Si tratta di non chiudere gli occhi dinanzi l’odierno contesto sociale in cui viviamo e la realtà che la cronaca ogni giorno ci racconta, fatta di storie di donne uccise in maggioranza per mano del coniuge o del convivente, figura finora mai considerata; ma, soprattutto, di dare piena esecutività alle direttive della Convenzione di Istanbul, unico strumento normativo giuridicamente vincolante di cui gode l’Europa su questo terreno.
È importante ricordare che la convenzione di Istanbul, non solo, ha dato un grande impulso dal punto di vista normativo (ad oggi la convenzione è l’unico strumento normativo giuridicamente vincolante di cui gode l’Europa su questo terreno) ma, avendovi aderito nel 2013, ne dobbiamo seguire la linea. Occorre condividere l’approccio secondo cui qualsiasi azione di contrasto alla violenza deve muoversi sinergicamente su tutti i piani: prevenzione, protezione, pena.
Quindi mettere in opposizione la questione della cultura e dell’educazione con la dimensione della pena è del tutto controproducente. Cioè, non solo disattende la linea che esprime molto chiaramente la Convenzione, chiedendo a tutti i paesi di essere messi a norma, ma tiene insieme questi aspetti. L’art. 45 è molto esplicito: chiede ad ogni paese di adottare misure che garantiscano sanzioni efficaci, proporzionate e dissuasive, che tengano conto della gravità del reato. Questo disegno di legge prevede forme di tutela come il patrocinio gratuito, la pensione di reversibilità, il sequestro conservativo dei beni a garanzia del risarcimento dei danni, l’assistenza medica e psicologica e anche un fondo ad hoc per i figli delle vittime di femminicidio.

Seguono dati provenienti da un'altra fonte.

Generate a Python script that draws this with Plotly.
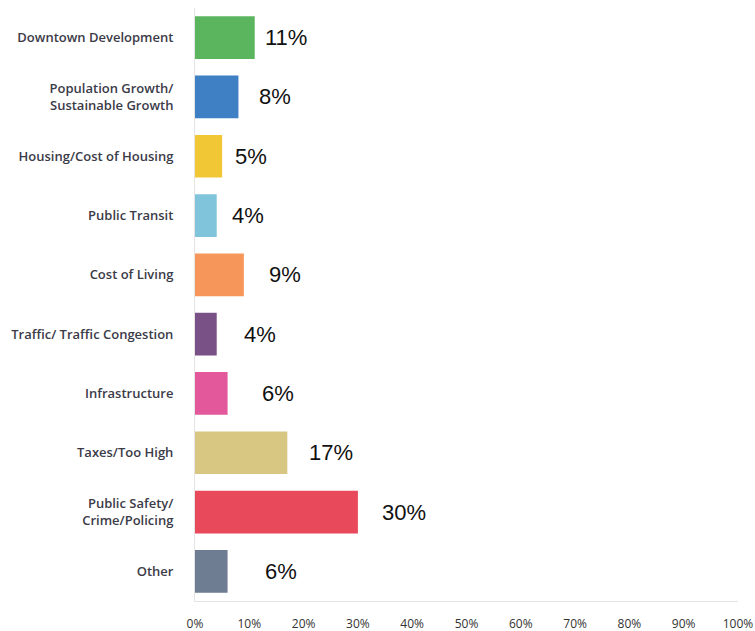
import plotly.graph_objects as go

# Survey responses: most important issue facing the city
categories = [
    "Downtown Development",
    "Population Growth/<br>Sustainable Growth",
    "Housing/Cost of Housing",
    "Public Transit",
    "Cost of Living",
    "Traffic/ Traffic Congestion",
    "Infrastructure",
    "Taxes/Too High",
    "Public Safety/<br>Crime/Policing",
    "Other",
]
values = [11, 8, 5, 4, 9, 4, 6, 17, 30, 6]
value_labels = ["11%", "8%", "5%", "4%", "9%", "4%", "6%", "17%", "30%", "6%"]
tick_values = [0, 10, 20, 30, 40, 50, 60, 70, 80, 90, 100]
tick_labels = ["0%", "10%", "20%", "30%", "40%", "50%", "60%", "70%", "80%", "90%", "100%"]

bar_colors = [
    "#5bb45e", "#3f7fc4", "#f1c736", "#80c4dc", "#f7965a",
    "#7a5186", "#e2589b", "#d8c683", "#e8495b", "#6e7d91",
]
# horizontal gap (px) between each bar end and its value label
label_gaps = [8, 19, 11, 13, 23, 25, 32, 20, 22, 35]

fig = go.Figure()
fig.add_trace(go.Bar(
    y=categories,
    x=values,
    orientation="h",
    marker=dict(color=bar_colors, line=dict(width=0)),
    width=0.72,
    hoverinfo="skip",
))

for cat, v, lab, gap in zip(categories, values, value_labels, label_gaps):
    fig.add_annotation(
        x=v, y=cat, text=lab, showarrow=False,
        xanchor="left", yanchor="middle", xshift=gap,
        font=dict(family="Liberation Sans, Arial", size=22, color="#111111"),
    )

fig.update_layout(
    width=755, height=631,
    margin=dict(l=195, r=17, t=8, b=30),
    paper_bgcolor="white", plot_bgcolor="white",
    showlegend=False,
    bargap=0.28,
)
fig.update_xaxes(
    range=[0, 100], automargin=False,
    tickvals=tick_values, ticktext=tick_labels,
    showgrid=False, zeroline=False,
    showline=True, linecolor="#e4e4e4", linewidth=1,
    ticks="", ticklabelstandoff=12,
    tickfont=dict(family="Open Sans", size=12, color="#333333"),
)
fig.update_yaxes(
    autorange="reversed", automargin=False,
    showgrid=False, zeroline=False,
    showline=True, linecolor="#e4e4e4", linewidth=1,
    ticks="", ticklabelstandoff=18,
    tickfont=dict(family="Open Sans", size=13, color="#3b3b48", weight=600),
)

fig.write_html("out.html")
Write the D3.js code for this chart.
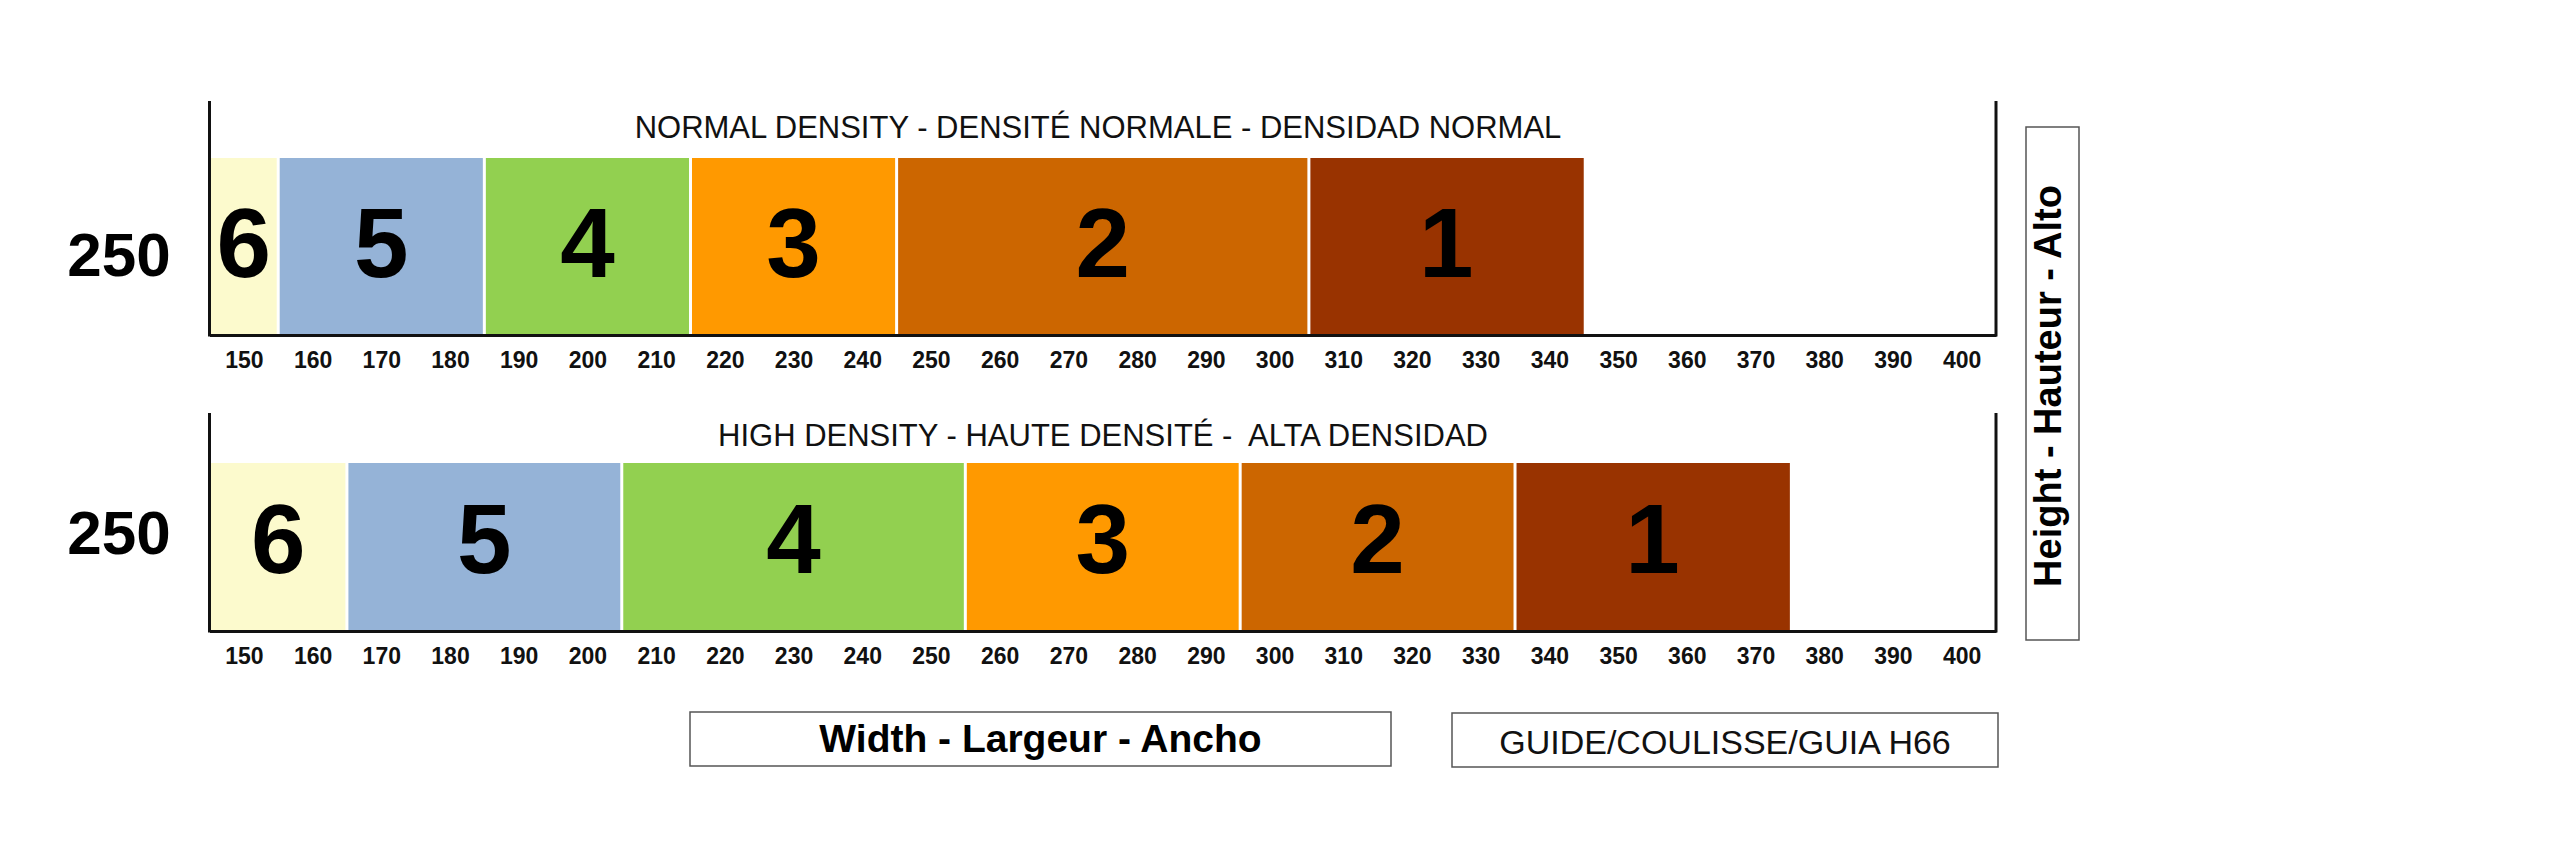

Ricordiamo che il concetto di aggravante nei casi di relazione affettiva nasce con lo stalking nel 2009 e viene ripreso nel 2013 con la legge contro la violenza di genere. Oggi, in questo emendamento sempre più, la giurisprudenza si è mossa nel riconoscimento dell’aggravante verso chi compie un reato quando egli è legato da un vincolo affettivo nei confronti della vittima. Si tratta di un riconoscimento che si è faticato a conquistare ma che ha grande valenza. Il solo che incrocia davvero la realtà. Il diritto prende atto, va a modellarsi sui fenomeni che si presentano dal punto di vista sociale riconoscendo i cambiamenti, a cominciare dalla libertà delle donne. Il diritto è parte della cultura di un Paese. Ogni cultura, nazione, comunità ha scritto le sue norme, la sua tavola delle leggi, esprimendo, nel tempo, i principi nei quali si riconosce il proprio orientamento culturale.Quindi se noi operiamo una separazione tra diritto e cultura non cogliamo il nesso di fondo. Nel corso dell’attuale legislatura si è agito sul terreno del contrasto alla violenza: la ratifica della Convenzione di Istanbul, la legge 119 per la prevenzione, lo stanziamento di fondi (anche se ancora troppo pochi), l’introduzione di CODICE ROSA, che chiede che tutte le forze dello stato si coordino per tutelare la vittima, insieme ad altre norme e, con queste ultime, ritenevamo di voler completare un cammino fatto di piccoli tasselli e uno non sta senza l’altro.